Begin

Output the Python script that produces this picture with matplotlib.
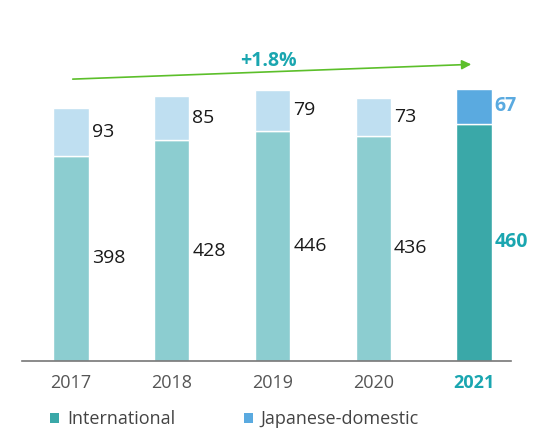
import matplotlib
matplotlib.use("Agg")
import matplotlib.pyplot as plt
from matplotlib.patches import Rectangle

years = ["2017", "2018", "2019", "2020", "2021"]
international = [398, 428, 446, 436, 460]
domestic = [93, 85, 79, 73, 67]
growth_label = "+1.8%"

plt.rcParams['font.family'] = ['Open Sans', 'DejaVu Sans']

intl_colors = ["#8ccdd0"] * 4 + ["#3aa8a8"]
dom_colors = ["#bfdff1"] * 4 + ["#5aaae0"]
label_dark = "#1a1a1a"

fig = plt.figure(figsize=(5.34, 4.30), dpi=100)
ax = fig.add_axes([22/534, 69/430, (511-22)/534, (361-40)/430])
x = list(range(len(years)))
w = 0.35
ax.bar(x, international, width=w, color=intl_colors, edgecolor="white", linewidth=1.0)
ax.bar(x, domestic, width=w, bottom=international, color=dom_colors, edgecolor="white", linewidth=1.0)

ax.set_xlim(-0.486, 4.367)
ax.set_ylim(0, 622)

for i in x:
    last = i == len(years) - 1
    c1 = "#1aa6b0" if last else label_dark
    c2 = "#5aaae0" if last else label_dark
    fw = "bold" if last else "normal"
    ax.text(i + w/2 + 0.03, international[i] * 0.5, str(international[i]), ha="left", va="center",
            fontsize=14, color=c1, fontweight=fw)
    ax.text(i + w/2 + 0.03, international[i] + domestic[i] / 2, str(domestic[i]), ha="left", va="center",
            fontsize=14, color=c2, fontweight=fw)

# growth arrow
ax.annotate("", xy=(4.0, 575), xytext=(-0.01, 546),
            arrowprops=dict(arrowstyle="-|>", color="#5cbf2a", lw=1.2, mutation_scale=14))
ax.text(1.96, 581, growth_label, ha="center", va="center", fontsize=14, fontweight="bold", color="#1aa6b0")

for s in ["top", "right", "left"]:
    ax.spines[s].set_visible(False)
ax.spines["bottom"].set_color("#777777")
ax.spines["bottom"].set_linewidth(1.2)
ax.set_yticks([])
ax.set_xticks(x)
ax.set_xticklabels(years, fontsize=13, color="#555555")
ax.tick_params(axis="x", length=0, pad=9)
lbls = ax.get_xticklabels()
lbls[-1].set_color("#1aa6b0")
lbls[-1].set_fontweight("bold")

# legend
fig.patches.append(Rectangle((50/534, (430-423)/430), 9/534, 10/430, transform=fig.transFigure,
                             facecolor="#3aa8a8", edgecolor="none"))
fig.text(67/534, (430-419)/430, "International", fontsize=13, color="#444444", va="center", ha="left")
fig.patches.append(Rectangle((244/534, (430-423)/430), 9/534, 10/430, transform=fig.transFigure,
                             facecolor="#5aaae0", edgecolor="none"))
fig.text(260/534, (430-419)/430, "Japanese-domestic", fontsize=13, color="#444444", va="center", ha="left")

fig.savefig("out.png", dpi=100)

End

■ **What is needed**
Omit the pictures and give the material again, exactly and in full.

■ **The reply**
Output the Python script that produces this picture with matplotlib.
import matplotlib
matplotlib.use("Agg")
import matplotlib.pyplot as plt
from matplotlib.patches import Rectangle

years = ["2017", "2018", "2019", "2020", "2021"]
international = [398, 428, 446, 436, 460]
domestic = [93, 85, 79, 73, 67]
growth_label = "+1.8%"

plt.rcParams['font.family'] = ['Open Sans', 'DejaVu Sans']

intl_colors = ["#8ccdd0"] * 4 + ["#3aa8a8"]
dom_colors = ["#bfdff1"] * 4 + ["#5aaae0"]
label_dark = "#1a1a1a"

fig = plt.figure(figsize=(5.34, 4.30), dpi=100)
ax = fig.add_axes([22/534, 69/430, (511-22)/534, (361-40)/430])
x = list(range(len(years)))
w = 0.35
ax.bar(x, international, width=w, color=intl_colors, edgecolor="white", linewidth=1.0)
ax.bar(x, domestic, width=w, bottom=international, color=dom_colors, edgecolor="white", linewidth=1.0)

ax.set_xlim(-0.486, 4.367)
ax.set_ylim(0, 622)

for i in x:
    last = i == len(years) - 1
    c1 = "#1aa6b0" if last else label_dark
    c2 = "#5aaae0" if last else label_dark
    fw = "bold" if last else "normal"
    ax.text(i + w/2 + 0.03, international[i] * 0.5, str(international[i]), ha="left", va="center",
            fontsize=14, color=c1, fontweight=fw)
    ax.text(i + w/2 + 0.03, international[i] + domestic[i] / 2, str(domestic[i]), ha="left", va="center",
            fontsize=14, color=c2, fontweight=fw)

# growth arrow
ax.annotate("", xy=(4.0, 575), xytext=(-0.01, 546),
            arrowprops=dict(arrowstyle="-|>", color="#5cbf2a", lw=1.2, mutation_scale=14))
ax.text(1.96, 581, growth_label, ha="center", va="center", fontsize=14, fontweight="bold", color="#1aa6b0")

for s in ["top", "right", "left"]:
    ax.spines[s].set_visible(False)
ax.spines["bottom"].set_color("#777777")
ax.spines["bottom"].set_linewidth(1.2)
ax.set_yticks([])
ax.set_xticks(x)
ax.set_xticklabels(years, fontsize=13, color="#555555")
ax.tick_params(axis="x", length=0, pad=9)
lbls = ax.get_xticklabels()
lbls[-1].set_color("#1aa6b0")
lbls[-1].set_fontweight("bold")

# legend
fig.patches.append(Rectangle((50/534, (430-423)/430), 9/534, 10/430, transform=fig.transFigure,
                             facecolor="#3aa8a8", edgecolor="none"))
fig.text(67/534, (430-419)/430, "International", fontsize=13, color="#444444", va="center", ha="left")
fig.patches.append(Rectangle((244/534, (430-423)/430), 9/534, 10/430, transform=fig.transFigure,
                             facecolor="#5aaae0", edgecolor="none"))
fig.text(260/534, (430-419)/430, "Japanese-domestic", fontsize=13, color="#444444", va="center", ha="left")

fig.savefig("out.png", dpi=100)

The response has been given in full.